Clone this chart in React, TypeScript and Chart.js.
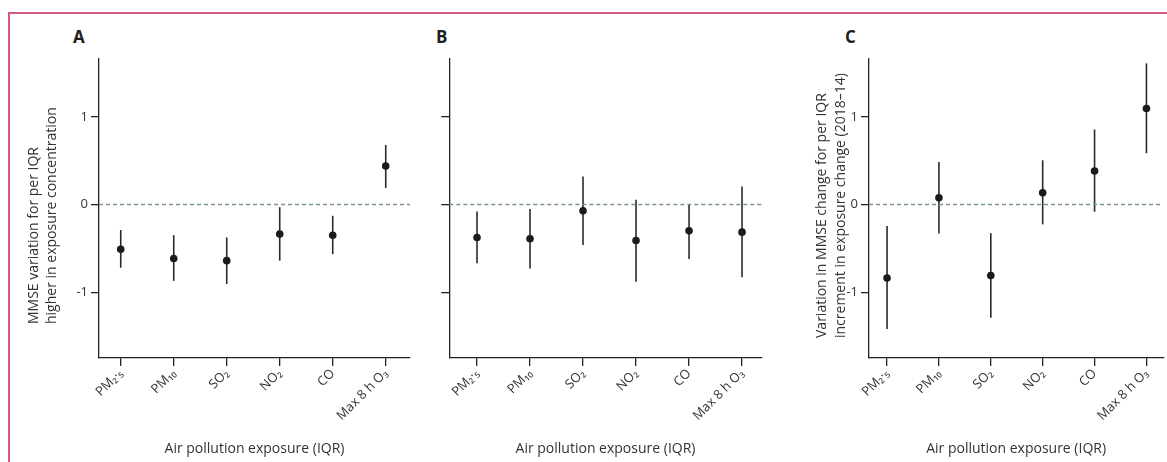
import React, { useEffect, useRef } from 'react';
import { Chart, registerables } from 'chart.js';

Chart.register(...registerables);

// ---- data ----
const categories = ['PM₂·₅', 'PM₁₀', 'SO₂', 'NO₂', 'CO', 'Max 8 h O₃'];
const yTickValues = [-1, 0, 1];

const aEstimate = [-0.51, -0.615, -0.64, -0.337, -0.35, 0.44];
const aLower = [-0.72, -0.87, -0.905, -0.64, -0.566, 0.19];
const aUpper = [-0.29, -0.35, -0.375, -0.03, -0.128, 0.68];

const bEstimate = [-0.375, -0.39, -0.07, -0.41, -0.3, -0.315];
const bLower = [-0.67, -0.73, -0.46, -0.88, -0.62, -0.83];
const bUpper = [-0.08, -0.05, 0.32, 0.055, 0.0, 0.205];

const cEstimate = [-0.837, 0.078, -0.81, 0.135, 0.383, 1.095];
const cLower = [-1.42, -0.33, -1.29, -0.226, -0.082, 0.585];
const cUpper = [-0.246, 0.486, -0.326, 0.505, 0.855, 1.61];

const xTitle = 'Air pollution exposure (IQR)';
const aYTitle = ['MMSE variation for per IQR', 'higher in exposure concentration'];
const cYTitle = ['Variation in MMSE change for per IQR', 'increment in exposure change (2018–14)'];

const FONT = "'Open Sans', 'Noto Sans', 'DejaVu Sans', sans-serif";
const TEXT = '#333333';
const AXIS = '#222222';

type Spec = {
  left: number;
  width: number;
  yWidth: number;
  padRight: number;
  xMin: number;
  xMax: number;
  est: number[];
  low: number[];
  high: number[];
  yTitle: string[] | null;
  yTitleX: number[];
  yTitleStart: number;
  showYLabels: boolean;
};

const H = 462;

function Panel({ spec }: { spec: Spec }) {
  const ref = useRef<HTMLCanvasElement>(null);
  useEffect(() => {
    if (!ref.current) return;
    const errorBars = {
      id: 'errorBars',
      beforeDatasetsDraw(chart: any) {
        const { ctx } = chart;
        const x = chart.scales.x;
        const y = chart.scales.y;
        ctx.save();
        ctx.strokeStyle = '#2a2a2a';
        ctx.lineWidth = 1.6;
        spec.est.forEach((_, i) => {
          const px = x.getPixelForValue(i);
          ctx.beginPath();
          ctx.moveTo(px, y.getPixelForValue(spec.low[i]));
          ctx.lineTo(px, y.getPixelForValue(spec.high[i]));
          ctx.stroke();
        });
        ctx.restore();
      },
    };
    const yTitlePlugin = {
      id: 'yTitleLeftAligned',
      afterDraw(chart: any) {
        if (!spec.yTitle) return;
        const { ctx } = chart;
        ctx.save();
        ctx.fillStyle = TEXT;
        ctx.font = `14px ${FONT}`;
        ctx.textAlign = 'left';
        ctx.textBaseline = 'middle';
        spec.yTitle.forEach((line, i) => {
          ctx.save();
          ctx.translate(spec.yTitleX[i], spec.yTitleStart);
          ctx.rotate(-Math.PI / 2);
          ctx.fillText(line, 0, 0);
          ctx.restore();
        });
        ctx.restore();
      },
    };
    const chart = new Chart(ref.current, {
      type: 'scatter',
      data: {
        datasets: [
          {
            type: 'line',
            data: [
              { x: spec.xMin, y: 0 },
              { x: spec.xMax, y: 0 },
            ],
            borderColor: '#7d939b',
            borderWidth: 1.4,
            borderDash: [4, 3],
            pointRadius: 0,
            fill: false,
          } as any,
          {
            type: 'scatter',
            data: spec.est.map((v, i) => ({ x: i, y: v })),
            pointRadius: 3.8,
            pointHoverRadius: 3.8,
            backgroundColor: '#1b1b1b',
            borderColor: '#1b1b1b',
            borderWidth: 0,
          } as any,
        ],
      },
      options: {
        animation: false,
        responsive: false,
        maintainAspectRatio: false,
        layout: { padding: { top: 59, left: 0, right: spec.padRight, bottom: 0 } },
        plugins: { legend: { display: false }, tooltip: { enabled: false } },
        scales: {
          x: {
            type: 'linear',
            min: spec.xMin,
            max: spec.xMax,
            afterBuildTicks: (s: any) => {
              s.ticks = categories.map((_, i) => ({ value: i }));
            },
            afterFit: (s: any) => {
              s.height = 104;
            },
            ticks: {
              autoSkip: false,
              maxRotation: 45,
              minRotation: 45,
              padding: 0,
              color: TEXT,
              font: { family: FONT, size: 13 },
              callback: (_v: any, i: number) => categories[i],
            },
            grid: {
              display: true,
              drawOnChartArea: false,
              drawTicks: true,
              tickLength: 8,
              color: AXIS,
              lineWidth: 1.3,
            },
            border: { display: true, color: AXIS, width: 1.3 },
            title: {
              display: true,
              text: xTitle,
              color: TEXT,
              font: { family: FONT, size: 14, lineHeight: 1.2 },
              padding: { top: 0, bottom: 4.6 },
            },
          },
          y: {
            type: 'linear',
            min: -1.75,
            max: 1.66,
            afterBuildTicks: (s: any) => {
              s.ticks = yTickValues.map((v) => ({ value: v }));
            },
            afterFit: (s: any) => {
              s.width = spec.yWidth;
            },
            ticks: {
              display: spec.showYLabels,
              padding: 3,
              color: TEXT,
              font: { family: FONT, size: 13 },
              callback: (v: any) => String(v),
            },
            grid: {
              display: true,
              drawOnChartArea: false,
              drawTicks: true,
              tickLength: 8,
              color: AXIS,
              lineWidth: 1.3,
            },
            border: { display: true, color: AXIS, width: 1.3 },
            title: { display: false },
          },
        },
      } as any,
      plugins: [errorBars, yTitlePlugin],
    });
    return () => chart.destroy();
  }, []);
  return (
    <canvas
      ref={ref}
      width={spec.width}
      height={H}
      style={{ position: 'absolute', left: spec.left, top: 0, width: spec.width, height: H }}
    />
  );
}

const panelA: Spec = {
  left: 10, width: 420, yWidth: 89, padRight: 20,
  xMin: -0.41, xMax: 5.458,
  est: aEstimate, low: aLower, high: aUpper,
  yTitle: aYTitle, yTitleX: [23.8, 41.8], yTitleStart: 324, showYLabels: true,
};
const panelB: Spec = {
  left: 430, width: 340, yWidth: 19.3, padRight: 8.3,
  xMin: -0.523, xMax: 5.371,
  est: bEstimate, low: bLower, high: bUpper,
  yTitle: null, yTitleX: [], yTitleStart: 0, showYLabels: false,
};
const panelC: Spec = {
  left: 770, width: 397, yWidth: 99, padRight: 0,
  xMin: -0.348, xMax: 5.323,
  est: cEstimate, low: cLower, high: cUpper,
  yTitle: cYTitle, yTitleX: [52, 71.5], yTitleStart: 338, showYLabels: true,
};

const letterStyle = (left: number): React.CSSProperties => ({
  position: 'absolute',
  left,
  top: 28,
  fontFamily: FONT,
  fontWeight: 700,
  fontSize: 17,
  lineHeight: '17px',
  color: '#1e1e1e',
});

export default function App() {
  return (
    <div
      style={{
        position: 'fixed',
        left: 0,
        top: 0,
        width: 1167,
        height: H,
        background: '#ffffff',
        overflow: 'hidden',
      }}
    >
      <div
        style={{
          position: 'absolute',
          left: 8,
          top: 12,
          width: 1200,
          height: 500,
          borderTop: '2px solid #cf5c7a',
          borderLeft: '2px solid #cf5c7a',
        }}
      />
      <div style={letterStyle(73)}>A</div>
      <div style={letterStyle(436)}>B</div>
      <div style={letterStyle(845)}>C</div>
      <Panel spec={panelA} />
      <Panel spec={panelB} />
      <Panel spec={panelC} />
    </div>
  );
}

__________

_AIM OF THE TASK_
Repeat the material verbatim. Do not carry over any picture.

_EXERCISE RESPONSE_
Clone this chart in React, TypeScript and Chart.js.
import React, { useEffect, useRef } from 'react';
import { Chart, registerables } from 'chart.js';

Chart.register(...registerables);

// ---- data ----
const categories = ['PM₂·₅', 'PM₁₀', 'SO₂', 'NO₂', 'CO', 'Max 8 h O₃'];
const yTickValues = [-1, 0, 1];

const aEstimate = [-0.51, -0.615, -0.64, -0.337, -0.35, 0.44];
const aLower = [-0.72, -0.87, -0.905, -0.64, -0.566, 0.19];
const aUpper = [-0.29, -0.35, -0.375, -0.03, -0.128, 0.68];

const bEstimate = [-0.375, -0.39, -0.07, -0.41, -0.3, -0.315];
const bLower = [-0.67, -0.73, -0.46, -0.88, -0.62, -0.83];
const bUpper = [-0.08, -0.05, 0.32, 0.055, 0.0, 0.205];

const cEstimate = [-0.837, 0.078, -0.81, 0.135, 0.383, 1.095];
const cLower = [-1.42, -0.33, -1.29, -0.226, -0.082, 0.585];
const cUpper = [-0.246, 0.486, -0.326, 0.505, 0.855, 1.61];

const xTitle = 'Air pollution exposure (IQR)';
const aYTitle = ['MMSE variation for per IQR', 'higher in exposure concentration'];
const cYTitle = ['Variation in MMSE change for per IQR', 'increment in exposure change (2018–14)'];

const FONT = "'Open Sans', 'Noto Sans', 'DejaVu Sans', sans-serif";
const TEXT = '#333333';
const AXIS = '#222222';

type Spec = {
  left: number;
  width: number;
  yWidth: number;
  padRight: number;
  xMin: number;
  xMax: number;
  est: number[];
  low: number[];
  high: number[];
  yTitle: string[] | null;
  yTitleX: number[];
  yTitleStart: number;
  showYLabels: boolean;
};

const H = 462;

function Panel({ spec }: { spec: Spec }) {
  const ref = useRef<HTMLCanvasElement>(null);
  useEffect(() => {
    if (!ref.current) return;
    const errorBars = {
      id: 'errorBars',
      beforeDatasetsDraw(chart: any) {
        const { ctx } = chart;
        const x = chart.scales.x;
        const y = chart.scales.y;
        ctx.save();
        ctx.strokeStyle = '#2a2a2a';
        ctx.lineWidth = 1.6;
        spec.est.forEach((_, i) => {
          const px = x.getPixelForValue(i);
          ctx.beginPath();
          ctx.moveTo(px, y.getPixelForValue(spec.low[i]));
          ctx.lineTo(px, y.getPixelForValue(spec.high[i]));
          ctx.stroke();
        });
        ctx.restore();
      },
    };
    const yTitlePlugin = {
      id: 'yTitleLeftAligned',
      afterDraw(chart: any) {
        if (!spec.yTitle) return;
        const { ctx } = chart;
        ctx.save();
        ctx.fillStyle = TEXT;
        ctx.font = `14px ${FONT}`;
        ctx.textAlign = 'left';
        ctx.textBaseline = 'middle';
        spec.yTitle.forEach((line, i) => {
          ctx.save();
          ctx.translate(spec.yTitleX[i], spec.yTitleStart);
          ctx.rotate(-Math.PI / 2);
          ctx.fillText(line, 0, 0);
          ctx.restore();
        });
        ctx.restore();
      },
    };
    const chart = new Chart(ref.current, {
      type: 'scatter',
      data: {
        datasets: [
          {
            type: 'line',
            data: [
              { x: spec.xMin, y: 0 },
              { x: spec.xMax, y: 0 },
            ],
            borderColor: '#7d939b',
            borderWidth: 1.4,
            borderDash: [4, 3],
            pointRadius: 0,
            fill: false,
          } as any,
          {
            type: 'scatter',
            data: spec.est.map((v, i) => ({ x: i, y: v })),
            pointRadius: 3.8,
            pointHoverRadius: 3.8,
            backgroundColor: '#1b1b1b',
            borderColor: '#1b1b1b',
            borderWidth: 0,
          } as any,
        ],
      },
      options: {
        animation: false,
        responsive: false,
        maintainAspectRatio: false,
        layout: { padding: { top: 59, left: 0, right: spec.padRight, bottom: 0 } },
        plugins: { legend: { display: false }, tooltip: { enabled: false } },
        scales: {
          x: {
            type: 'linear',
            min: spec.xMin,
            max: spec.xMax,
            afterBuildTicks: (s: any) => {
              s.ticks = categories.map((_, i) => ({ value: i }));
            },
            afterFit: (s: any) => {
              s.height = 104;
            },
            ticks: {
              autoSkip: false,
              maxRotation: 45,
              minRotation: 45,
              padding: 0,
              color: TEXT,
              font: { family: FONT, size: 13 },
              callback: (_v: any, i: number) => categories[i],
            },
            grid: {
              display: true,
              drawOnChartArea: false,
              drawTicks: true,
              tickLength: 8,
              color: AXIS,
              lineWidth: 1.3,
            },
            border: { display: true, color: AXIS, width: 1.3 },
            title: {
              display: true,
              text: xTitle,
              color: TEXT,
              font: { family: FONT, size: 14, lineHeight: 1.2 },
              padding: { top: 0, bottom: 4.6 },
            },
          },
          y: {
            type: 'linear',
            min: -1.75,
            max: 1.66,
            afterBuildTicks: (s: any) => {
              s.ticks = yTickValues.map((v) => ({ value: v }));
            },
            afterFit: (s: any) => {
              s.width = spec.yWidth;
            },
            ticks: {
              display: spec.showYLabels,
              padding: 3,
              color: TEXT,
              font: { family: FONT, size: 13 },
              callback: (v: any) => String(v),
            },
            grid: {
              display: true,
              drawOnChartArea: false,
              drawTicks: true,
              tickLength: 8,
              color: AXIS,
              lineWidth: 1.3,
            },
            border: { display: true, color: AXIS, width: 1.3 },
            title: { display: false },
          },
        },
      } as any,
      plugins: [errorBars, yTitlePlugin],
    });
    return () => chart.destroy();
  }, []);
  return (
    <canvas
      ref={ref}
      width={spec.width}
      height={H}
      style={{ position: 'absolute', left: spec.left, top: 0, width: spec.width, height: H }}
    />
  );
}

const panelA: Spec = {
  left: 10, width: 420, yWidth: 89, padRight: 20,
  xMin: -0.41, xMax: 5.458,
  est: aEstimate, low: aLower, high: aUpper,
  yTitle: aYTitle, yTitleX: [23.8, 41.8], yTitleStart: 324, showYLabels: true,
};
const panelB: Spec = {
  left: 430, width: 340, yWidth: 19.3, padRight: 8.3,
  xMin: -0.523, xMax: 5.371,
  est: bEstimate, low: bLower, high: bUpper,
  yTitle: null, yTitleX: [], yTitleStart: 0, showYLabels: false,
};
const panelC: Spec = {
  left: 770, width: 397, yWidth: 99, padRight: 0,
  xMin: -0.348, xMax: 5.323,
  est: cEstimate, low: cLower, high: cUpper,
  yTitle: cYTitle, yTitleX: [52, 71.5], yTitleStart: 338, showYLabels: true,
};

const letterStyle = (left: number): React.CSSProperties => ({
  position: 'absolute',
  left,
  top: 28,
  fontFamily: FONT,
  fontWeight: 700,
  fontSize: 17,
  lineHeight: '17px',
  color: '#1e1e1e',
});

export default function App() {
  return (
    <div
      style={{
        position: 'fixed',
        left: 0,
        top: 0,
        width: 1167,
        height: H,
        background: '#ffffff',
        overflow: 'hidden',
      }}
    >
      <div
        style={{
          position: 'absolute',
          left: 8,
          top: 12,
          width: 1200,
          height: 500,
          borderTop: '2px solid #cf5c7a',
          borderLeft: '2px solid #cf5c7a',
        }}
      />
      <div style={letterStyle(73)}>A</div>
      <div style={letterStyle(436)}>B</div>
      <div style={letterStyle(845)}>C</div>
      <Panel spec={panelA} />
      <Panel spec={panelB} />
      <Panel spec={panelC} />
    </div>
  );
}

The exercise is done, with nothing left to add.